The various framework laws outlined in this think piece do clarify the relationship between governments and SSE organisations. Often this involves similar competencies to those usually exercised by governments, such as promotion research capacity building and monitoring. Interestingly, however, in some countries, the competency is largely transferred from governmental bodies to the SSE sector. The degree of competency transfer differs from country to country, ranging from merely informing and issuing opinions to capacity to control or co-decide. In some cases their opinions are binding whereas in others they are not.
An important dimension is the composition of these consultative bodies. They can be predominantly governmental, mixed governmental-SSE or solely SSE.

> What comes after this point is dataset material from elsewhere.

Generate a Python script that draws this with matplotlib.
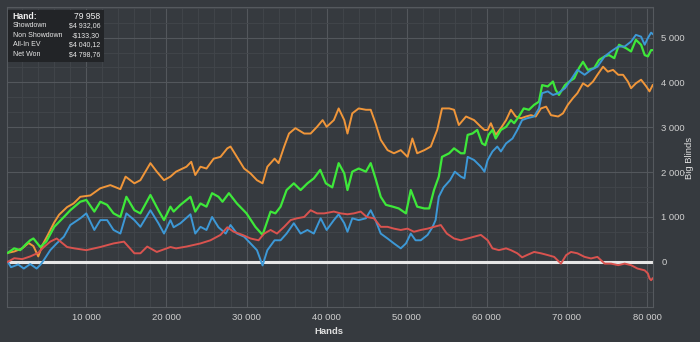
import matplotlib
matplotlib.use("Agg")
import matplotlib.pyplot as plt
from matplotlib.ticker import FixedLocator, MultipleLocator, FuncFormatter

# hands in thousands, values in big blinds
orange_k = [0.2, 1, 2, 2.8, 3.4, 4.0, 4.6, 5.2, 6.0, 6.6, 7.6, 8.4, 9.25, 10.5, 11.75, 13, 14.25, 14.9, 16, 16.75,
            18, 18.8, 19.7, 20.5, 21.2, 22.5, 23.1, 23.6, 24.25, 25, 25.9, 26.75, 27.6, 28, 28.8, 29.7, 30.5, 31.3,
            32, 32.6, 33.5, 34, 34.7, 35.3, 36.1, 37.2, 38, 38.8, 39.5, 40, 40.9, 41.5, 42.2, 42.6, 43.2, 44, 44.9,
            45.5, 46.1, 46.75, 47.6, 48.4, 49.25, 50.1, 50.7, 51.3, 52.2, 53, 53.8, 54.4, 55.3, 55.9, 56.5, 57.4,
            58.4, 59.25, 59.7, 60.1, 60.5, 61.1, 61.75, 62.4, 63, 63.6, 64.25, 64.9, 65.5, 66.1, 66.75, 67.4, 68,
            68.9, 69.5, 70.1, 70.75, 71.3, 72, 72.6, 73.25, 73.8, 74.5, 75.1, 75.75, 76.4, 77, 77.6, 78, 78.6,
            79.25, 79.9, 80.3, 80.7]
orange_bb = [200, 230, 300, 420, 350, 120, 400, 600, 880, 1050, 1220, 1300, 1450, 1480, 1640, 1710, 1620, 1900, 1750,
             1820, 2200, 2010, 1820, 1900, 2010, 2120, 2230, 1935, 2120, 2080, 2300, 2340, 2530, 2570, 2340, 2080,
             1970, 1820, 1750, 2120, 2300, 2200, 2570, 2860, 2980, 2860, 2860, 3010, 3160, 3010, 3160, 3420, 3160,
             2860, 3310, 3420, 3390, 3390, 3090, 2720, 2490, 2420, 2490, 2340, 2750, 2420, 2490, 2570, 2940, 3420,
             3420, 3390, 3050, 3240, 3160, 3010, 2940, 2940, 3090, 2830, 2980, 3160, 3390, 3240, 3200, 3240, 3270,
             3240, 3420, 3460, 3270, 3240, 3310, 3500, 3650, 3760, 3980, 3910, 4020, 4170, 4350, 4240, 4280, 4170,
             4170, 4020, 3870, 3980, 4060, 3910, 3800, 3940]

green_k = [0.2, 1, 1.75, 2.5, 3, 3.4, 4.25, 5, 6, 7.2, 8, 9.25, 10, 11, 11.75, 12.6, 13.4, 14.25, 15, 16, 16.75, 18,
           19, 19.7, 20.5, 20.9, 21.75, 23, 23.6, 24.25, 25, 25.7, 26.5, 27, 27.8, 28.8, 30, 31.1, 32, 33, 33.6,
           34.25, 35, 35.9, 36.75, 37.6, 38.4, 39.2, 39.9, 40.7, 41.5, 42.2, 42.6, 43.2, 44, 44.9, 45.5, 46.1,
           46.75, 47.4, 48.25, 49, 49.9, 50.5, 51.3, 52.2, 52.8, 53.4, 54, 54.4, 55.3, 55.9, 56.75, 57.2, 57.6,
           58.2, 58.8, 59.4, 59.8, 60.2, 60.7, 61.1, 61.75, 62.4, 63, 63.4, 64, 64.6, 65.25, 65.9, 66.5, 66.9,
           67.6, 68.25, 68.6, 69, 69.75, 70.3, 70.9, 71.5, 72, 72.6, 73.4, 74, 74.7, 75.25, 75.9, 76.5, 77.4, 78,
           78.6, 79.25, 79.7, 80.1, 80.5, 80.7]
green_bb = [200, 300, 260, 400, 480, 520, 330, 450, 780, 1000, 1150, 1340, 1380, 1120, 1340, 1270, 1080, 1000, 1450,
            1150, 1080, 1490, 1150, 930, 1230, 1120, 1270, 1450, 1120, 1300, 1230, 1530, 1450, 1340, 1530, 1300,
            1080, 780, 600, 1120, 1080, 1230, 1600, 1750, 1600, 1750, 1860, 2050, 1750, 1660, 2200, 1970, 1600,
            2010, 2080, 2010, 2200, 1860, 1450, 1270, 1230, 1190, 1080, 1600, 1230, 1190, 1190, 1600, 1900, 2340,
            2420, 2530, 2420, 2420, 2830, 2860, 2940, 2640, 2600, 2830, 2940, 2750, 2940, 3010, 3160, 3090, 3240,
            3420, 3390, 3500, 3570, 3940, 3910, 4020, 3830, 3720, 3940, 4020, 4090, 4320, 4460, 4280, 4320, 4500,
            4580, 4610, 4540, 4840, 4760, 4690, 4950, 4840, 4610, 4580, 4720, 4720]

blue_k = [0.2, 0.6, 1.5, 2.2, 3, 3.8, 4.3, 4.7, 5.5, 6.3, 7.2, 8, 9.25, 10, 11, 11.75, 12.6, 13.4, 14.25, 15, 16,
          16.75, 18, 19, 19.7, 20.5, 20.9, 21.75, 23, 23.6, 24.25, 25, 25.7, 26.5, 27.4, 28, 28.8, 29.7, 30.5,
          31.3, 32, 32.6, 33.5, 34.25, 35, 35.9, 36.75, 37.6, 38.4, 39.25, 40, 40.9, 41.5, 42.2, 42.6, 43.2, 44,
          44.9, 45.5, 46.1, 46.75, 47.6, 48.4, 49.25, 49.9, 50.5, 51.1, 51.75, 52.6, 53.2, 53.6, 54, 54.6, 55.4,
          56, 56.75, 57.2, 57.6, 58.4, 59.25, 59.7, 60.1, 60.7, 61.3, 61.75, 62.4, 63.2, 63.8, 64.4, 65, 65.9,
          66.5, 66.9, 67.6, 68.25, 68.9, 69.75, 70.5, 71.3, 72.2, 73, 73.8, 74.7, 75.5, 76.4, 77.2, 78, 78.6,
          79.25, 79.7, 80.1, 80.5, 80.7]
blue_bb = [0, -120, -60, -150, -50, -150, -60, 40, 260, 410, 560, 820, 970, 1080, 710, 930, 930, 710, 630, 1080, 930,
           780, 1150, 860, 630, 930, 770, 860, 1060, 630, 780, 710, 1000, 770, 630, 820, 630, 560, 410, 260, -80,
           260, 480, 480, 630, 860, 630, 710, 630, 970, 710, 930, 1060, 860, 670, 970, 930, 970, 1150, 930, 630,
           520, 410, 300, 410, 630, 480, 480, 600, 770, 930, 1450, 1660, 1820, 2010, 1900, 1860, 2340, 2270, 2120,
           2010, 2270, 2460, 2570, 2460, 2640, 2750, 2940, 3160, 3200, 3240, 3420, 3760, 3800, 3720, 3760, 3870,
           4060, 4280, 4170, 4280, 4350, 4580, 4690, 4800, 4800, 4910, 5060, 5020, 4840, 4990, 5110, 5080]

red_k = [0.2, 1, 2, 3, 4, 4.7, 5.5, 6.3, 7.6, 8.5, 10, 11.75, 13.4, 14.7, 16, 16.75, 17.6, 18.8, 20.5, 21.2, 22.5,
         24.25, 25.5, 26.75, 27.6, 28.4, 29.5, 30.5, 31.5, 32.2, 33, 33.8, 34.7, 35.5, 36.3, 37.2, 38, 38.8, 39.7,
         40.3, 40.9, 41.75, 42.6, 43.4, 44.25, 45, 45.9, 46.75, 47.6, 48.4, 49.25, 50.1, 50.9, 51.75, 52.6, 53.4,
         54.25, 55, 55.9, 56.75, 57.6, 58.4, 59.25, 60.1, 60.7, 61.5, 62.4, 63, 63.8, 64.4, 65, 65.9, 66.75, 67.6,
         68.4, 69.25, 69.9, 70.5, 71.3, 72.2, 73, 73.8, 74.7, 75.5, 76.4, 77.2, 78, 78.8, 79.7, 80.1, 80.3, 80.5,
         80.7]
red_bb = [0, 80, 60, 120, 200, 330, 450, 520, 330, 300, 260, 330, 410, 450, 190, 190, 340, 220, 330, 300, 340, 410,
          480, 600, 770, 670, 600, 520, 480, 630, 710, 630, 780, 930, 970, 1000, 1150, 1080, 1080, 1100, 1120, 1080,
          1060, 1080, 1120, 1000, 970, 780, 780, 740, 710, 740, 670, 710, 740, 780, 820, 630, 520, 480, 520, 560,
          600, 480, 300, 260, 300, 260, 190, 100, 150, 220, 190, 150, 110, -40, 150, 220, 190, 110, 75, 110, -40,
          -40, -75, -40, -75, -150, -190, -260, -370, -410, -370]

info_labels = ["Showdown", "Non Showdown", "All-In EV", "Net Won"]
info_values = ["$4 932,06", "-$133,30", "$4 040,12", "$4 798,76"]
hands_total = "79 958"

plt.rcParams['font.family'] = ['Liberation Sans', 'DejaVu Sans']

bg = "#363a3f"
fig = plt.figure(figsize=(7, 3.42), dpi=100, facecolor=bg)
ax = fig.add_axes([0.01, 0.102, 0.923, 0.878], facecolor=bg)

ax.plot([k * 1000 for k in orange_k], orange_bb, color="#f0963a", lw=1.4, zorder=3)
ax.plot([k * 1000 for k in green_k], green_bb, color="#3ee83a", lw=1.6, zorder=4)
ax.plot([k * 1000 for k in blue_k], blue_bb, color="#3d98d6", lw=1.4, zorder=5)
ax.plot([k * 1000 for k in red_k], red_bb, color="#d9534f", lw=1.4, zorder=6)
ax.axhline(0, color="#e6e6e6", lw=2.2, zorder=2)

ax.set_xlim(100, 80750)
ax.set_ylim(-1010, 5685)

ax.xaxis.set_major_locator(FixedLocator(range(10000, 80001, 10000)))
ax.xaxis.set_minor_locator(MultipleLocator(2000))
ax.yaxis.set_major_locator(FixedLocator(range(0, 5001, 1000)))
ax.yaxis.set_minor_locator(MultipleLocator(1000 / 3))
fmt = FuncFormatter(lambda v, p: f"{int(v):,}".replace(",", " "))
ax.xaxis.set_major_formatter(fmt)
ax.yaxis.set_major_formatter(fmt)
ax.yaxis.tick_right()

ax.grid(which="major", color="#53575c", lw=0.8, zorder=0)
ax.grid(which="minor", color="#42464b", lw=0.6, zorder=0)
ax.tick_params(which="both", length=0, colors="#d0d0d0", labelsize=6.8)
ax.tick_params(axis="x", pad=4)
ax.tick_params(axis="y", pad=6)
for s in ax.spines.values():
    s.set_color("#55595e")
    s.set_linewidth(0.8)

fig.text(329 / 700, 1 - 331 / 342, "Hands", color="#e0e0e0", fontsize=6.8, fontweight="bold",
         ha="center", va="center")
fig.text(690 / 700, 1 - 158 / 342, "Big Blinds", color="#e0e0e0", fontsize=6.8, rotation=90,
         ha="center", va="center")

# info box in the top left corner
box = fig.add_axes([8 / 700, 1 - 62 / 342, 96 / 700, 52 / 342])
box.set_facecolor("#222427")
box.set_xticks([])
box.set_yticks([])
for s in box.spines.values():
    s.set_visible(False)
box.set_xlim(0, 1)
box.set_ylim(0, 1)
box.text(0.05, 0.88, "Hand:", color="#f0f0f0", fontsize=6.2, fontweight="bold", va="center", ha="left")
box.text(0.96, 0.88, hands_total, color="#f0f0f0", fontsize=6.2, va="center", ha="right")
for i, (lab, val) in enumerate(zip(info_labels, info_values)):
    yy = 0.70 - i * 0.185
    box.text(0.05, yy, lab, color="#e8e8e8", fontsize=5.0, va="center", ha="left")
    box.text(0.96, yy, val, color="#e8e8e8", fontsize=5.0, va="center", ha="right")

fig.savefig("out.png", dpi=100, facecolor=bg)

Furthermore, the representation of these consultative bodies is key. Do they involve the main actors from the SSE sector; and is the body recognized by the field as representative? In one case, it is the national electoral committee which is responsible for the election and composition of the consultative body; in another it is a national congress of SSE organisations.
An additional element is that these framework laws not only deal with the relationship between governments and the field of SSE, but also with the organization and representation of the SSE sector itself. This can be interpreted as putting at risk one of the core values of the SSE: its autonomy. On the other hand, one can argue that responsibility goes two ways: whereas governments can improve the quality and legitimacy of policies through the involvement of SSE; the latter can also invest in improving expertise, representation and internal democracy.
Edwards, Michael. 2004. Civil Society. Polity Press, Cambridge.